Tree huggers love nature. They love to update their status on social media with cute images of orangutan’s frolicking with puppies and kittens and baby goats and fat Vietnamese potbellied pigs.
They share stories of the bear raised with the tiger and the lion.
They show rainbow-diffusing waterfalls with elk drinking at the peaceful edge of the pool of water or snow covered bison roaming peacefully on the open ranges of Yellowstone.
But that is not nature, that is marketing.
What set this off was the following headline,
People love watching nature on nest cams — until it gets grisly.
The story was about how the Woods Hole Oceanographic Institute had to turn off the webcam on an Osprey nest. The outrage of “nature lovers” escalated to vitriol and anger when the camera showed the mother Osprey neglecting and attacking the chicks in 2014. They wanted the staff to intervene.
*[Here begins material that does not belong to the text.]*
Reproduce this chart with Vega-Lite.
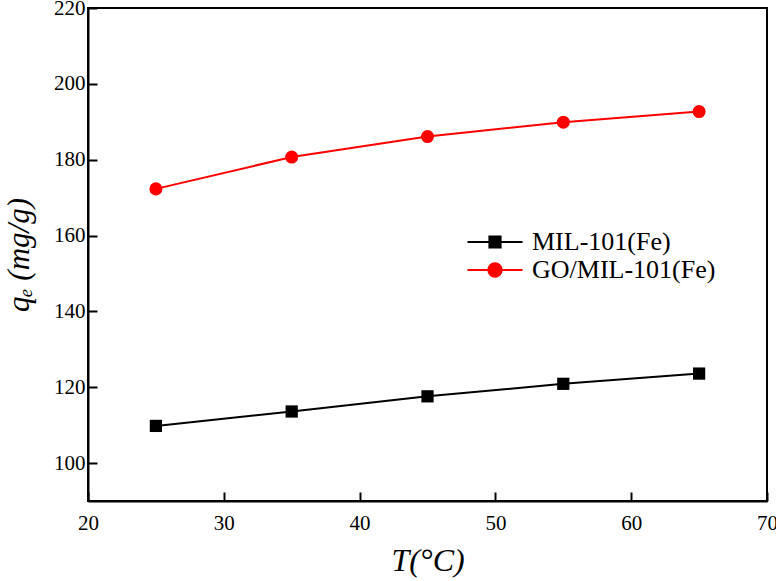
{
  "$schema": "https://vega.github.io/schema/vega-lite/v6.json",
  "width": 679,
  "height": 493,
  "autosize": {"type": "none"},
  "padding": {"left": 88, "top": 8, "right": 9, "bottom": 80},
  "background": "white",
  "config": {
    "view": {"stroke": "black", "strokeWidth": 2},
    "font": "Liberation Serif",
    "axis": {
      "grid": false,
      "domainColor": "black",
      "domainWidth": 2,
      "tickColor": "black",
      "tickWidth": 2,
      "tickSize": -9,
      "labelFont": "Liberation Serif",
      "labelFontSize": 21,
      "labelColor": "black",
      "titleFont": "Liberation Serif",
      "titleFontStyle": "italic",
      "titleFontWeight": "normal",
      "titleColor": "black"
    }
  },
  "data": {
    "values": [
      {"T": 25, "qe": 109.8, "series": "MIL-101(Fe)"},
      {"T": 35, "qe": 113.6, "series": "MIL-101(Fe)"},
      {"T": 45, "qe": 117.6, "series": "MIL-101(Fe)"},
      {"T": 55, "qe": 120.9, "series": "MIL-101(Fe)"},
      {"T": 65, "qe": 123.6, "series": "MIL-101(Fe)"},
      {"T": 25, "qe": 172.3, "series": "GO/MIL-101(Fe)"},
      {"T": 35, "qe": 180.7, "series": "GO/MIL-101(Fe)"},
      {"T": 45, "qe": 186.1, "series": "GO/MIL-101(Fe)"},
      {"T": 55, "qe": 189.9, "series": "GO/MIL-101(Fe)"},
      {"T": 65, "qe": 192.7, "series": "GO/MIL-101(Fe)"}
    ]
  },
  "encoding": {
    "x": {
      "field": "T",
      "type": "quantitative",
      "scale": {"domain": [20, 70], "nice": false, "zero": false},
      "axis": {"values": [20, 30, 40, 50, 60, 70], "title": "T(°C)", "titleFontSize": 32, "titlePadding": 12, "labelPadding": 20, "labelFlush": false, "labelFont": "Liberation Serif", "labelFontSize": 21}
    },
    "y": {
      "field": "qe",
      "type": "quantitative",
      "scale": {"domain": [90, 220], "nice": false, "zero": false},
      "axis": {"values": [100, 120, 140, 160, 180, 200, 220], "title": "qₑ (mg/g)", "titleFontSize": 31, "titlePadding": 18, "labelPadding": 12, "labelFlush": false, "labelFont": "Liberation Serif", "labelFontSize": 21}
    }
  },
  "layer": [
    {
      "mark": {"type": "line", "strokeWidth": 2},
      "encoding": {
        "color": {
          "field": "series",
          "type": "nominal",
          "scale": {"domain": ["MIL-101(Fe)", "GO/MIL-101(Fe)"], "range": ["#000000", "#ff0000"]},
          "legend": {
            "title": null,
            "orient": "none",
            "legendX": 394,
            "legendY": 221,
            "padding": 0,
            "labelFont": "Liberation Serif",
            "labelFontSize": 26,
            "labelColor": "black",
            "labelLimit": 400,
            "symbolSize": 196,
            "symbolStrokeWidth": 2,
            "rowPadding": 2,
            "labelOffset": 24,
            "encode": {
              "symbols": {
                "update": {
                  "shape": {"signal": "datum.value === 'MIL-101(Fe)' ? 'M-3.93,0H3.93M-0.8,-0.8H0.8V0.8H-0.8Z' : 'M-3.93,0H3.93M0.95,0A0.95,0.95,0,1,1,-0.95,0A0.95,0.95,0,1,1,0.95,0Z'"},
                  "fill": {"signal": "datum.value === 'MIL-101(Fe)' ? '#000000' : '#ff0000'"},
                  "stroke": {"signal": "datum.value === 'MIL-101(Fe)' ? '#000000' : '#ff0000'"},
                  "fillOpacity": {"value": 1},
                  "opacity": {"value": 1}
                }
              }
            }
          }
        }
      }
    },
    {
      "transform": [{"filter": "datum.series === 'MIL-101(Fe)'"}],
      "mark": {"type": "square", "filled": true, "opacity": 1, "size": 150, "color": "#000000"}
    },
    {
      "transform": [{"filter": "datum.series === 'GO/MIL-101(Fe)'"}],
      "mark": {"type": "circle", "filled": true, "opacity": 1, "size": 170, "color": "#ff0000"}
    }
  ]
}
In other words, nature wasn’t really to their liking.
Polar bears are another favorite. No matter where you fall on the man-caused/natural global warming discussion (although I think the science of man-caused is pretty clear if not the exclusive reason) there is much angst about saving the big white furry magnificent Polar Bear.
Whatever the cause of their decline, I remember one interesting fact about Polar Bears. They are the only known species to actively hunt humans. It’s their nature.
Polar Bears are majestic apex predators. Watch this if you have any doubt. https://www.youtube.com/watch?v=B0DCOTaZgtA
But that’s not my point.
Tell me your point, Joe, you say.
Okay, I will.
Nature is not cruel. Nature is not heartless. Nature is not brutal. Sometimes, nature seems downright chilling from our human perspective.
But overall, Nature is neutral.
Now, doing everything we can to minimize our impact on nature and the many creatures we share this planet with is a noble goal.
Complaining when a camera gives you a window on the reality of nature is not noble or caring. It is to be ignorant of the ways of nature.
Every moment of every day something in nature is dying by the efforts of some other creature. Whether it’s a Baleen Whale filtering microscopic plankton or a pack of lions chasing down and killing a gazelle.
That is nature.
Nature is not a Disney film. Often, it’s more Alfred Hitchcock with a script by Stephen King. But that’s because we are looking at it from an unrealistic perspective.